For many centuries, lead was the favored material for water pipes due to its malleability. However, the health hazards associated with ingesting lead were not fully understood until the late 1900s. Now, with a massive water infrastructure that utilizes lead pipes and instances of corrosion and leaching causing development and neurological effects in young children consuming tainted water, researchers from Washington University in St. Louis are researching the potential impact of replacing lead pipes.
According to the research team, digging up lead pipes to replace them with copper piping would not only be extremely expensive, but potentially dangerous. The team developed a new way to model and track where dislodged lead particles might be transported during the replacement process.
“We all know lead is not safe, it needs to go,” says Pratim Biswas, past ECS member and chair of Energy, Environmental and Chemical Engineering at the School of Engineering & Applied Science. “This is the first comprehensive model that works as a tool to help drinking-water utility companies and others to predict the outcome of an action. If they have the necessary information of a potential action, they can run this model and it can advise them on how best to proceed with a pipe replacement to ensure there are no adverse effects.”

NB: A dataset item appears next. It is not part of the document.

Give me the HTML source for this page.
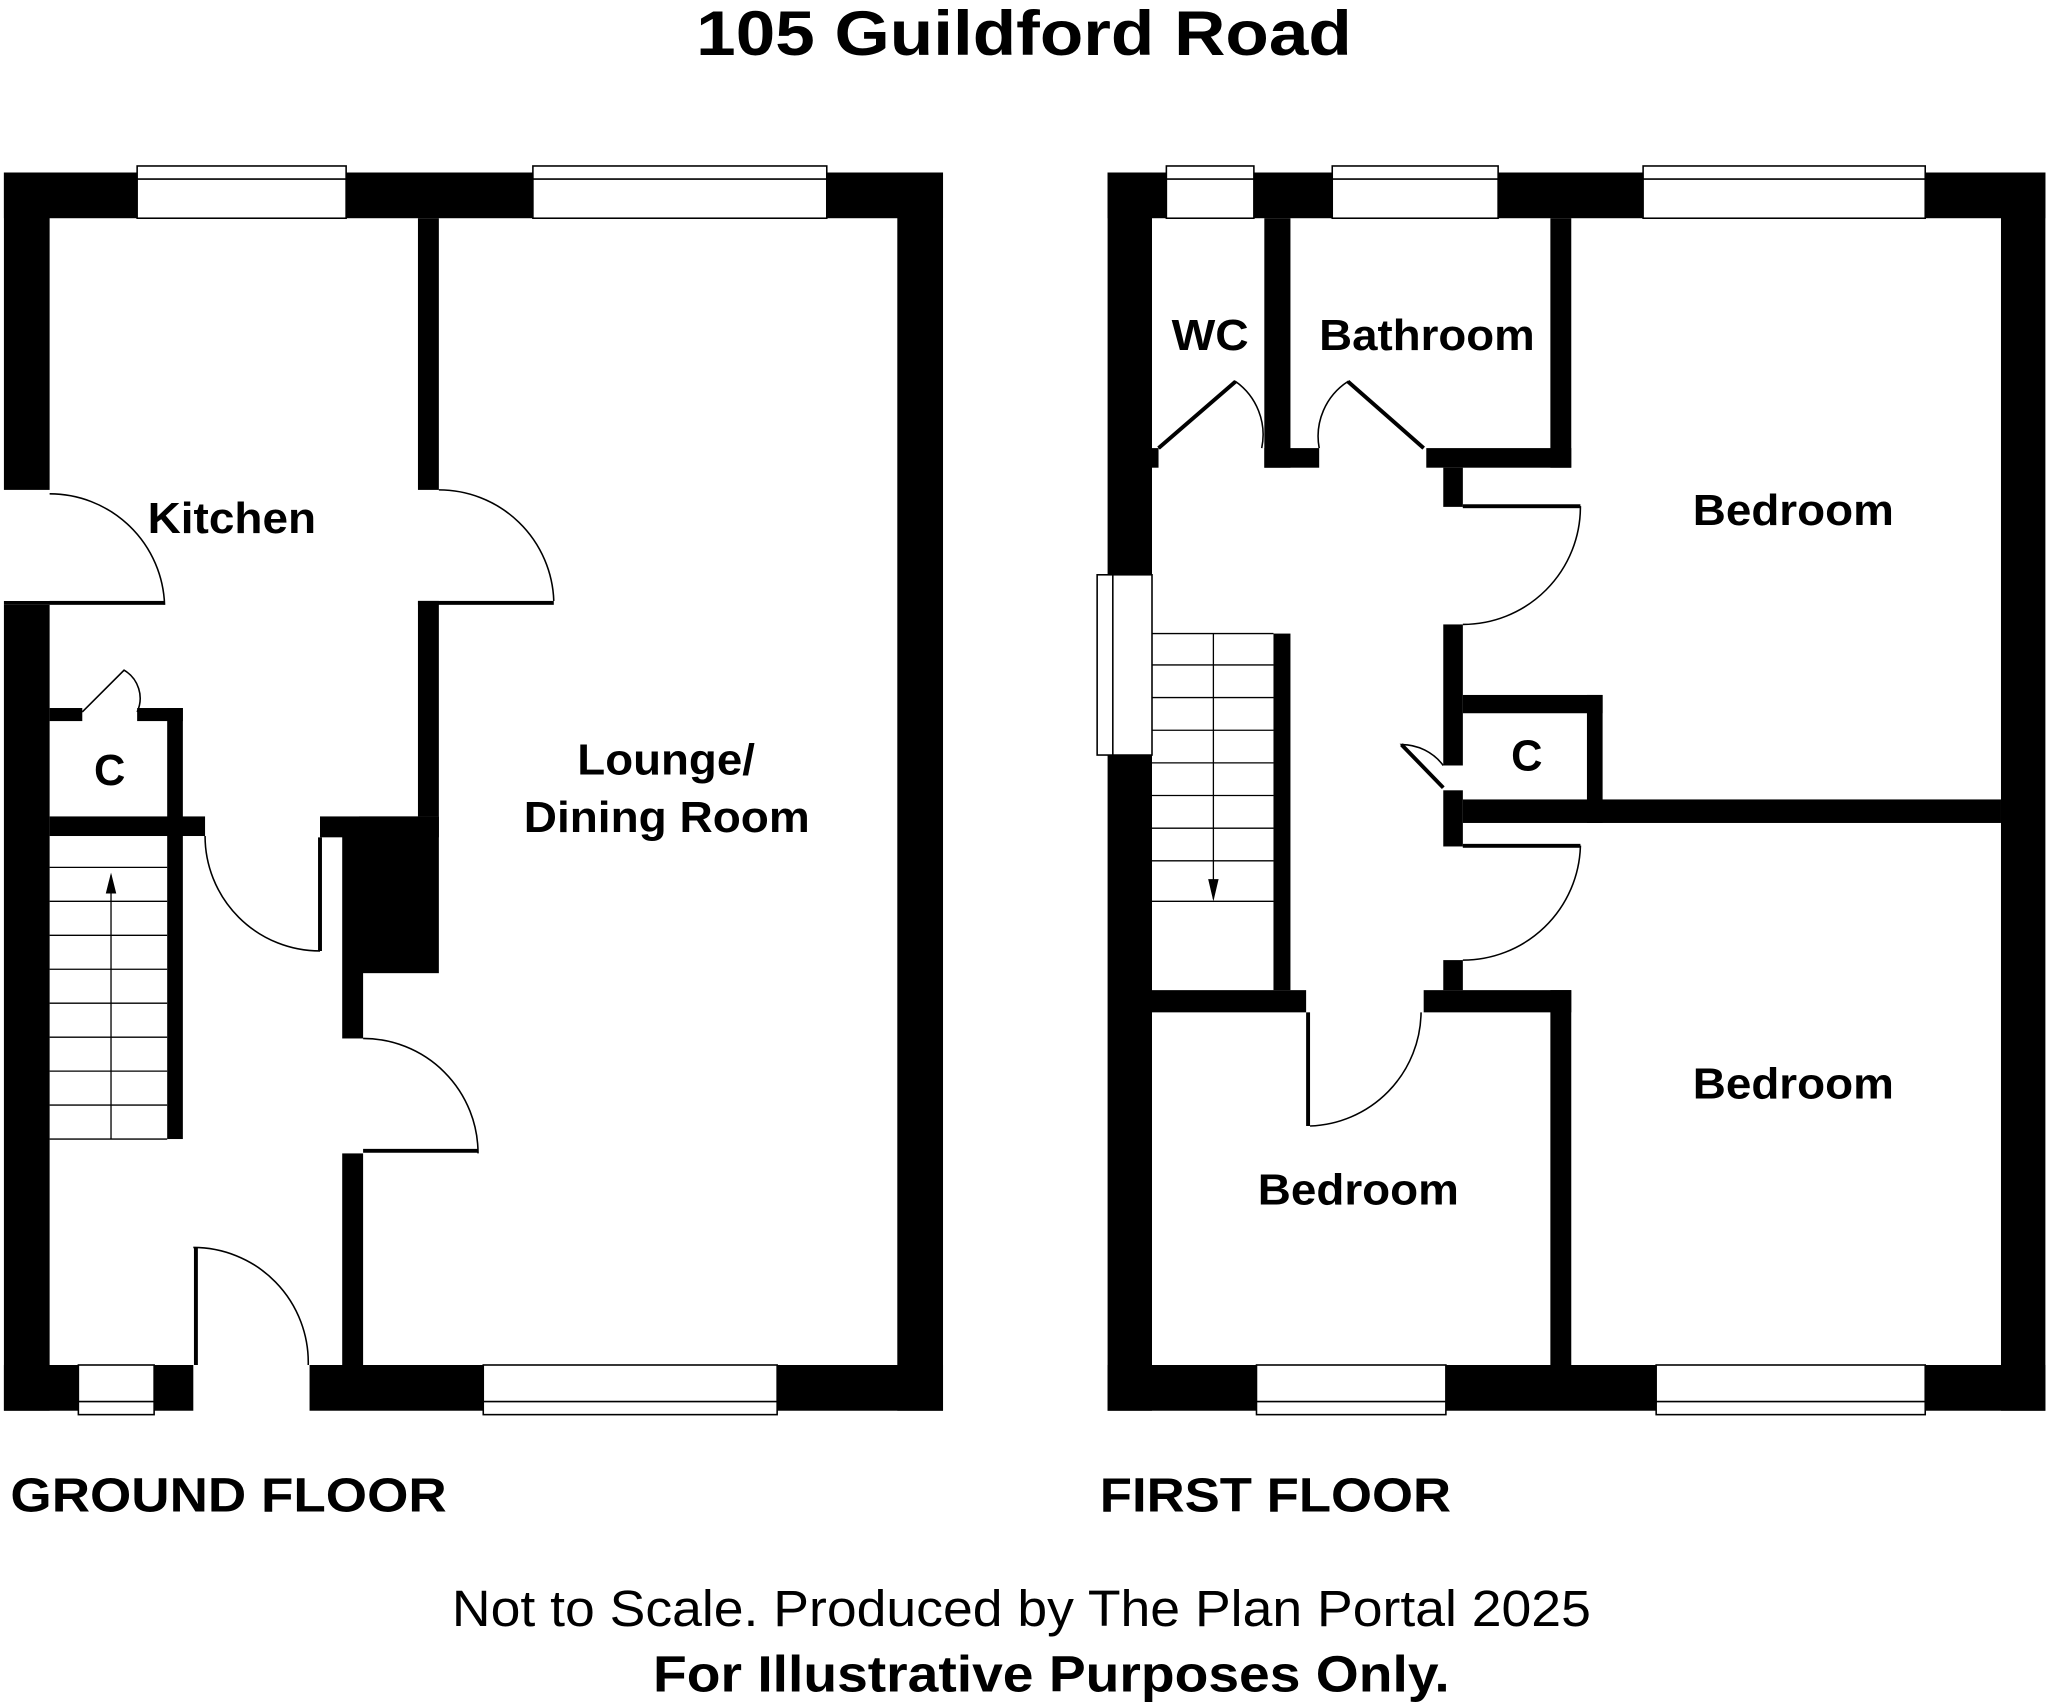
<!DOCTYPE html>
<html><head><meta charset="utf-8"><style>
html,body{margin:0;padding:0;background:#fff;width:2048px;height:1706px;overflow:hidden}
svg{display:block}
text{font-family:"Liberation Sans",Arial,sans-serif;font-weight:bold;fill:#000}
</style></head><body>
<svg width="2048" height="1706" viewBox="0 0 1568 1306" xmlns="http://www.w3.org/2000/svg">
<rect width="1568" height="1306" fill="#fff"/>
<text x="533" y="42" font-size="48" textLength="502" lengthAdjust="spacingAndGlyphs">105 Guildford Road</text>

<!-- GROUND FLOOR -->
<g fill="#000">
<rect x="3" y="132" width="719" height="35"/>
<rect x="3" y="1045" width="719" height="35"/>
<rect x="3" y="132" width="35" height="243"/>
<rect x="3" y="463" width="35" height="617"/>
<rect x="687" y="132" width="35" height="948"/>
<rect x="320" y="167" width="16" height="208"/>
<rect x="320" y="460" width="16" height="165"/>
<rect x="245" y="625" width="91" height="16"/>
<rect x="275" y="625" width="61" height="120"/>
<rect x="262" y="640" width="16" height="155"/>
<rect x="262" y="883" width="16" height="162"/>
<rect x="38" y="625" width="119" height="15"/>
<rect x="38" y="542" width="25" height="10"/>
<rect x="105" y="542" width="35" height="10"/>
<rect x="128" y="542" width="12" height="330"/>
<rect x="320" y="460" width="104" height="3"/>
<rect x="3" y="460" width="123" height="3"/>
</g>
<g fill="#fff" stroke="#000" stroke-width="1.2">
<rect x="105" y="127" width="160" height="40"/><line x1="105" y1="137" x2="265" y2="137"/>
<rect x="408" y="127" width="225" height="40"/><line x1="408" y1="137" x2="633" y2="137"/>
<rect x="60" y="1045" width="58" height="38"/><line x1="60" y1="1073" x2="118" y2="1073"/>
<rect x="370" y="1045" width="225" height="38"/><line x1="370" y1="1073" x2="595" y2="1073"/>
</g>
<rect x="148" y="1045" width="89" height="36" fill="#fff"/>
<rect x="0" y="376" width="38" height="84" fill="#fff"/>
<g fill="none" stroke="#000" stroke-width="1.2">
<path d="M38 378 A88 88 0 0 1 126 463"/>
<path d="M336 375 A88 88 0 0 1 424 460"/>
<path d="M157 640 A88 88 0 0 0 245 728"/><line x1="245" y1="641" x2="245" y2="728" stroke-width="3"/>
<path d="M278 795 A88 88 0 0 1 366 883"/><line x1="278" y1="881" x2="366" y2="881" stroke-width="3"/>
<path d="M148 955 A88 88 0 0 1 236 1045"/><line x1="150" y1="955" x2="150" y2="1045" stroke-width="3"/>
<path d="M63 545 L95 513 A25 25 0 0 1 105 545"/>
</g>
<g stroke="#000" stroke-width="1" fill="none">
<line x1="38" y1="664" x2="128" y2="664"/><line x1="38" y1="690" x2="128" y2="690"/>
<line x1="38" y1="716" x2="128" y2="716"/><line x1="38" y1="742" x2="128" y2="742"/>
<line x1="38" y1="768" x2="128" y2="768"/><line x1="38" y1="794" x2="128" y2="794"/>
<line x1="38" y1="820" x2="128" y2="820"/><line x1="38" y1="846" x2="128" y2="846"/>
<line x1="38" y1="872" x2="128" y2="872"/>
<line x1="85" y1="670" x2="85" y2="872"/>
</g>
<path d="M85 668 L81 684 L89 684 Z" fill="#000"/>
<text x="113" y="408" font-size="33" textLength="129" lengthAdjust="spacingAndGlyphs">Kitchen</text>
<text x="72" y="601" font-size="33" textLength="24" lengthAdjust="spacingAndGlyphs">C</text>
<text x="442" y="593" font-size="33" textLength="136" lengthAdjust="spacingAndGlyphs">Lounge/</text>
<text x="401" y="637" font-size="33" textLength="219" lengthAdjust="spacingAndGlyphs">Dining Room</text>
<text x="8" y="1157" font-size="37" textLength="334" lengthAdjust="spacingAndGlyphs">GROUND FLOOR</text>

<!-- FIRST FLOOR -->
<g fill="#000">
<rect x="848" y="132" width="718" height="35"/>
<rect x="848" y="1045" width="718" height="35"/>
<rect x="848" y="132" width="34" height="948"/>
<rect x="1532" y="132" width="34" height="948"/>
<rect x="968" y="167" width="20" height="191"/>
<rect x="968" y="343" width="42" height="15"/>
<rect x="1092" y="343" width="111" height="15"/>
<rect x="1187" y="167" width="16" height="191"/>
<rect x="882" y="343" width="5" height="15"/>
<rect x="1105" y="358" width="15" height="30"/>
<rect x="1105" y="478" width="15" height="108"/>
<rect x="1120" y="532" width="107" height="14"/>
<rect x="1215" y="532" width="12" height="98"/>
<rect x="1105" y="605" width="15" height="43"/>
<rect x="1120" y="612" width="412" height="18"/>
<rect x="1105" y="735" width="15" height="23"/>
<rect x="1090" y="758" width="113" height="17"/>
<rect x="1187" y="758" width="16" height="287"/>
<rect x="882" y="758" width="118" height="17"/>
<rect x="975" y="485" width="13" height="273"/>
<rect x="1120" y="386" width="90" height="3"/>
<rect x="1120" y="646" width="90" height="3"/>
<rect x="1000" y="775" width="3" height="87"/>
</g>
<g fill="#fff" stroke="#000" stroke-width="1.2">
<rect x="893" y="127" width="67" height="40"/><line x1="893" y1="137" x2="960" y2="137"/>
<rect x="1020" y="127" width="127" height="40"/><line x1="1020" y1="137" x2="1147" y2="137"/>
<rect x="1258" y="127" width="216" height="40"/><line x1="1258" y1="137" x2="1474" y2="137"/>
<rect x="840" y="440" width="42" height="138"/><line x1="852" y1="440" x2="852" y2="578"/>
<rect x="962" y="1045" width="145" height="38"/><line x1="962" y1="1073" x2="1107" y2="1073"/>
<rect x="1268" y="1045" width="206" height="38"/><line x1="1268" y1="1073" x2="1474" y2="1073"/>
</g>
<g fill="none" stroke="#000" stroke-width="1.2">
<path d="M887 343 L946 292 A50 50 0 0 1 966 343"/><line x1="887" y1="343" x2="946" y2="292" stroke-width="3"/>
<path d="M1090 343 L1032 292 A50 50 0 0 0 1010 343"/><line x1="1090" y1="343" x2="1032" y2="292" stroke-width="3"/>
<path d="M1120 388 L1210 388 A90 90 0 0 1 1120 478"/>
<path d="M1120 648 L1210 648 A90 90 0 0 1 1120 735"/>
<path d="M1105 586 A40 40 0 0 0 1073 570 L1105 603"/><line x1="1073" y1="570" x2="1105" y2="603" stroke-width="3"/>
<path d="M1003 862 A88 88 0 0 0 1088 775"/>
</g>
<g stroke="#000" stroke-width="1" fill="none">
<line x1="882" y1="485" x2="975" y2="485"/><line x1="882" y1="509" x2="975" y2="509"/>
<line x1="882" y1="534" x2="975" y2="534"/><line x1="882" y1="559" x2="975" y2="559"/>
<line x1="882" y1="584" x2="975" y2="584"/><line x1="882" y1="609" x2="975" y2="609"/>
<line x1="882" y1="634" x2="975" y2="634"/><line x1="882" y1="659" x2="975" y2="659"/>
<line x1="882" y1="690" x2="975" y2="690"/>
<line x1="929" y1="485" x2="929" y2="688"/>
</g>
<path d="M929 690 L925 673 L933 673 Z" fill="#000"/>
<text x="897" y="268" font-size="33" textLength="59" lengthAdjust="spacingAndGlyphs">WC</text>
<text x="1010" y="268" font-size="33" textLength="165" lengthAdjust="spacingAndGlyphs">Bathroom</text>
<text x="1296" y="402" font-size="33" textLength="154" lengthAdjust="spacingAndGlyphs">Bedroom</text>
<text x="1157" y="590" font-size="33" textLength="24" lengthAdjust="spacingAndGlyphs">C</text>
<text x="1296" y="841" font-size="33" textLength="154" lengthAdjust="spacingAndGlyphs">Bedroom</text>
<text x="963" y="922" font-size="33" textLength="154" lengthAdjust="spacingAndGlyphs">Bedroom</text>
<text x="842" y="1157" font-size="37" textLength="269" lengthAdjust="spacingAndGlyphs">FIRST FLOOR</text>

<text x="346" y="1245" font-size="39" style="font-weight:normal" textLength="872" lengthAdjust="spacingAndGlyphs">Not to Scale. Produced by The Plan Portal 2025</text>
<text x="500" y="1295" font-size="39" textLength="610" lengthAdjust="spacingAndGlyphs">For Illustrative Purposes Only.</text>
</svg>
</body></html>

This from Washington University in St. Louis:
After running a number of simulations testing their predictions, Biswas and his team are ready to make their model widely available to utility companies and even consumers. Biswas says the companies can add their individual system’s information and receive recommendations so partial-pipe replacement can proceed without compromising water quality. Abokifa and Biswas have developed several other drinking-water distribution system models to accurately predict disinfectant concentrations in the pipe network, especially dead-end systems.